GIVEN INSTRUCTION: Only the lines from the top of the records below through the line containing "import seaborn as sns" should be printed, exactly and without pictures.

Stored dataset items
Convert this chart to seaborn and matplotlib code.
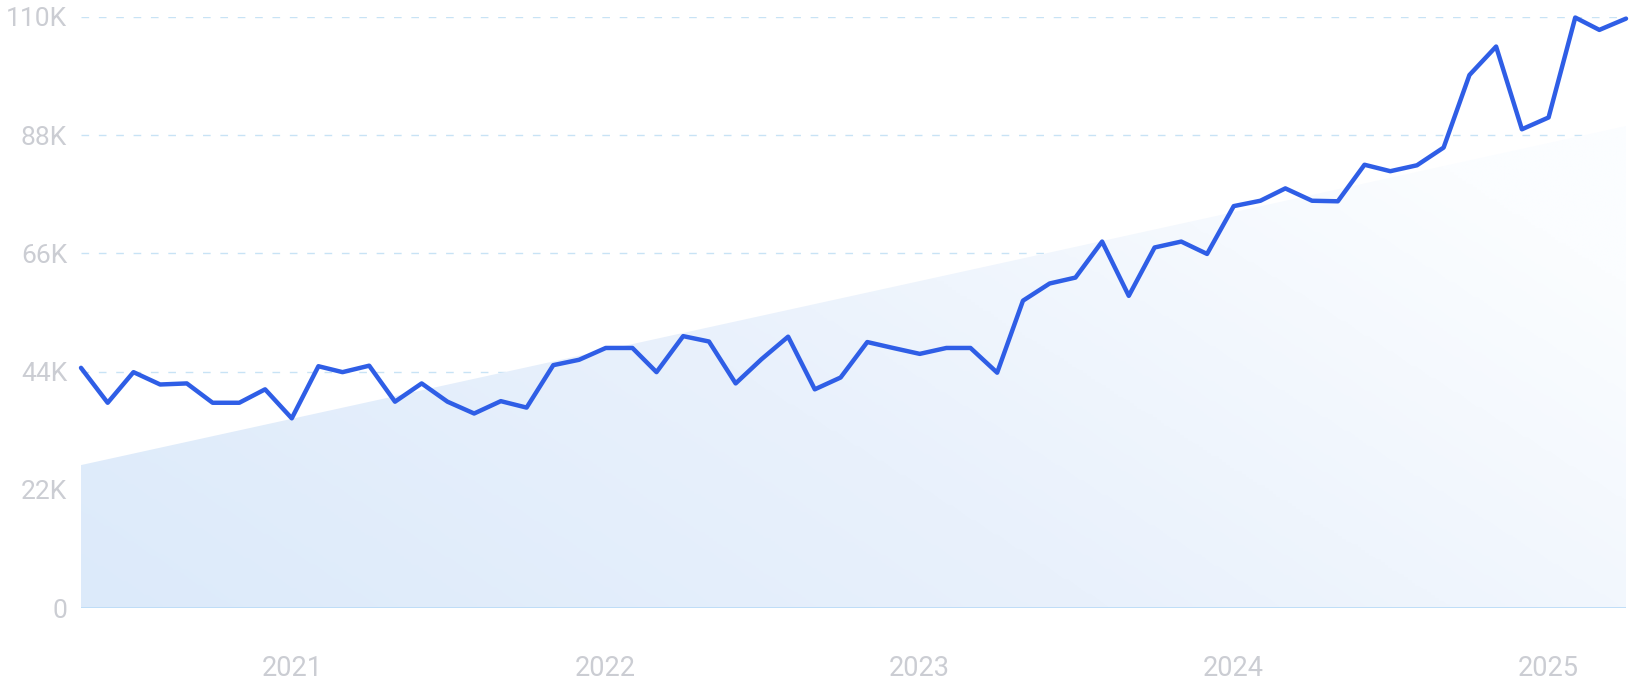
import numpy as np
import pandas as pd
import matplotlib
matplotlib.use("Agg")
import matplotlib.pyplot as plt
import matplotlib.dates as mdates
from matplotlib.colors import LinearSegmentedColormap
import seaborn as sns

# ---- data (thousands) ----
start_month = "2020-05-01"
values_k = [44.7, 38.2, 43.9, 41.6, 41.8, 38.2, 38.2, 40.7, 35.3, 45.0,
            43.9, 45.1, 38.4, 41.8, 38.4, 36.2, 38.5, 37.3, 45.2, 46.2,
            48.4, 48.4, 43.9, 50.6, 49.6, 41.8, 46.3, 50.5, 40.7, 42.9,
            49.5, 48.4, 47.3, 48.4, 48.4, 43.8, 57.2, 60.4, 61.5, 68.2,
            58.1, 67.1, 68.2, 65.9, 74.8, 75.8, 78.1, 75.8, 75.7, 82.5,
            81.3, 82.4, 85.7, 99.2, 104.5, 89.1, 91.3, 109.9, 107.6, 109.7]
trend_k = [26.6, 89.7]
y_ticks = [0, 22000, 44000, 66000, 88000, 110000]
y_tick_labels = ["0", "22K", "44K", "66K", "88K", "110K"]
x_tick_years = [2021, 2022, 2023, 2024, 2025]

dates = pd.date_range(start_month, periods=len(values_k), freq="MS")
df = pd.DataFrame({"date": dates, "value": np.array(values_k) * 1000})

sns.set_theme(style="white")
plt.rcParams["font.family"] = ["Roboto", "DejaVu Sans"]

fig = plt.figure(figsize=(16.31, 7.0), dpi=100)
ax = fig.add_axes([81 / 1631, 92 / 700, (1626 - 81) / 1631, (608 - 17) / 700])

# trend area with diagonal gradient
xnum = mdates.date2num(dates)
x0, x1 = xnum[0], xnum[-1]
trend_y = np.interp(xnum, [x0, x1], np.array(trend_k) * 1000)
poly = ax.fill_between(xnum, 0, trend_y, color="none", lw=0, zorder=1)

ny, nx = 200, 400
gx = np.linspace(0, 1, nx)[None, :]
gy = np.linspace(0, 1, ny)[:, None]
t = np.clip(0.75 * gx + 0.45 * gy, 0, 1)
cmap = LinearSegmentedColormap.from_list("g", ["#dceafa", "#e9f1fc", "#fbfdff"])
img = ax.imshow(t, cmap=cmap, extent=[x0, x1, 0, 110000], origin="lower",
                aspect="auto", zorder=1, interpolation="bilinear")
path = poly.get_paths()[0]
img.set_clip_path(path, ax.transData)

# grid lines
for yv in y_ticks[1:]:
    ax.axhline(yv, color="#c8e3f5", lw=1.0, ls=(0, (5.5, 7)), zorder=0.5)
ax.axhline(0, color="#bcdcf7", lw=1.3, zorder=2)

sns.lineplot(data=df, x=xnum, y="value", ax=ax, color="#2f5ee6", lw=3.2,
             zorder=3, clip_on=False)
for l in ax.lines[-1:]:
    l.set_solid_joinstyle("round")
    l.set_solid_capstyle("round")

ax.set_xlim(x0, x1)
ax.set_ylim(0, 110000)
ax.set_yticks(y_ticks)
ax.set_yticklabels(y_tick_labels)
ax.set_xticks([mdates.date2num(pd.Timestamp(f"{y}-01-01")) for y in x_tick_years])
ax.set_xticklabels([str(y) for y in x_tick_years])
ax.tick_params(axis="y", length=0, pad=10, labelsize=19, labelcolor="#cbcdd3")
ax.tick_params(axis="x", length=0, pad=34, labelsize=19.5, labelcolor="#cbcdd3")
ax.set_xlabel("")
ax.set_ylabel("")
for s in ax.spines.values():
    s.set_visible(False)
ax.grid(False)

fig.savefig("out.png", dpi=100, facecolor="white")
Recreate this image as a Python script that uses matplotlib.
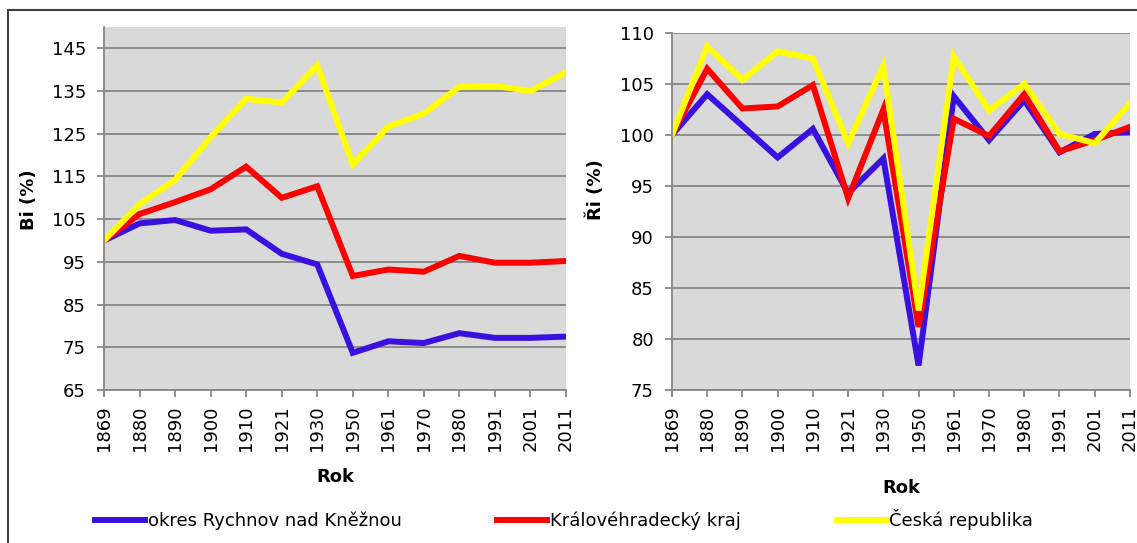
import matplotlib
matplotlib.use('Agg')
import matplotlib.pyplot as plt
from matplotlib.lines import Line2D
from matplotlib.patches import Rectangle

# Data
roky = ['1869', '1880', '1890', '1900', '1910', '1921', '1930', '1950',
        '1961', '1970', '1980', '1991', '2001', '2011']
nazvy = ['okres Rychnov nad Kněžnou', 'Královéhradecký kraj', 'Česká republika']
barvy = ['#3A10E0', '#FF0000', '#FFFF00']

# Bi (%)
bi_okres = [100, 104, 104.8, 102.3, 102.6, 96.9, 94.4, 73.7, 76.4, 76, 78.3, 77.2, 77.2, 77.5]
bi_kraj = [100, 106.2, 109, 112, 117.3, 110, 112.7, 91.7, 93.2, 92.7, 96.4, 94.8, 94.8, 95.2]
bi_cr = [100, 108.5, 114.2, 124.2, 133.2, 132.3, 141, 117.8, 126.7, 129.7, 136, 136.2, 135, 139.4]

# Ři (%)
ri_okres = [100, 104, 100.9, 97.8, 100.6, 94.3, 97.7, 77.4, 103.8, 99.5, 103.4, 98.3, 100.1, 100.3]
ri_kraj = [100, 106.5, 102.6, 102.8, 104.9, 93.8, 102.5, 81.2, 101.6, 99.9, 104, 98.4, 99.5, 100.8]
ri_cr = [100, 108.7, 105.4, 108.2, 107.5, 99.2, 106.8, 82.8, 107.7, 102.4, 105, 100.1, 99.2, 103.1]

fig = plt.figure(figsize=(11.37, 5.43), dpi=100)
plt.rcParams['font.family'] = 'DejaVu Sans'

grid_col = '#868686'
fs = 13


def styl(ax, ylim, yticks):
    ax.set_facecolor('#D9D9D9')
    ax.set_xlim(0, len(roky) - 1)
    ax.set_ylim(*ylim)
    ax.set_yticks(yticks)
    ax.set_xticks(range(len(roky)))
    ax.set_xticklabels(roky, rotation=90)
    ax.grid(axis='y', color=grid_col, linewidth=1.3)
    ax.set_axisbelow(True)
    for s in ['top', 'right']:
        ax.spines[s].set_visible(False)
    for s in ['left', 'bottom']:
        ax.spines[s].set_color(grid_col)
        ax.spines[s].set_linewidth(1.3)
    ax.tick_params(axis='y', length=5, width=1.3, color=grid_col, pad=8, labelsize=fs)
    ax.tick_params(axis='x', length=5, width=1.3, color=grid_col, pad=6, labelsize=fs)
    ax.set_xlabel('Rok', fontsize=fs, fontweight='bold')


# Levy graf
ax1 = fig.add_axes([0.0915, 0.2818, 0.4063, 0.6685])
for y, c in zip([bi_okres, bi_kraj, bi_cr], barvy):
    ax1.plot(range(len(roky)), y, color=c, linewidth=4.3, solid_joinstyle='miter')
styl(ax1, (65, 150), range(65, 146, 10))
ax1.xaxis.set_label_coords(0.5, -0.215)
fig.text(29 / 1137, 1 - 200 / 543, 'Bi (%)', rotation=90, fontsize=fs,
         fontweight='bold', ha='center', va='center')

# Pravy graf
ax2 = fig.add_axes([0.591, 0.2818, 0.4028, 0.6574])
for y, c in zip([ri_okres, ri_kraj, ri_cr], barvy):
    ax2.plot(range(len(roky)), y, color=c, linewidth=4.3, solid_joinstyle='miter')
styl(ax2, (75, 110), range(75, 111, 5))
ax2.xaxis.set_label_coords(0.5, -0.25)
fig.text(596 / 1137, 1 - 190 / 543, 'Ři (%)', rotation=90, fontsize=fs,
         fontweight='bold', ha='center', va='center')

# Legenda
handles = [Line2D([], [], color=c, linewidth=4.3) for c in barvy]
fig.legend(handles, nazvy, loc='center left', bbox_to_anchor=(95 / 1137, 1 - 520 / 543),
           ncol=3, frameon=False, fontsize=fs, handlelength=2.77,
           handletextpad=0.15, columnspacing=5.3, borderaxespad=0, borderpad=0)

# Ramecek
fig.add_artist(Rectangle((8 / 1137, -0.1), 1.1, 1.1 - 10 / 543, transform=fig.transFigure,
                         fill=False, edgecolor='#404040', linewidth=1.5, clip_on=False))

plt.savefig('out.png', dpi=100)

THE COMPLETED TASK:
Convert this chart to seaborn and matplotlib code.
import numpy as np
import pandas as pd
import matplotlib
matplotlib.use("Agg")
import matplotlib.pyplot as plt
import matplotlib.dates as mdates
from matplotlib.colors import LinearSegmentedColormap
import seaborn as sns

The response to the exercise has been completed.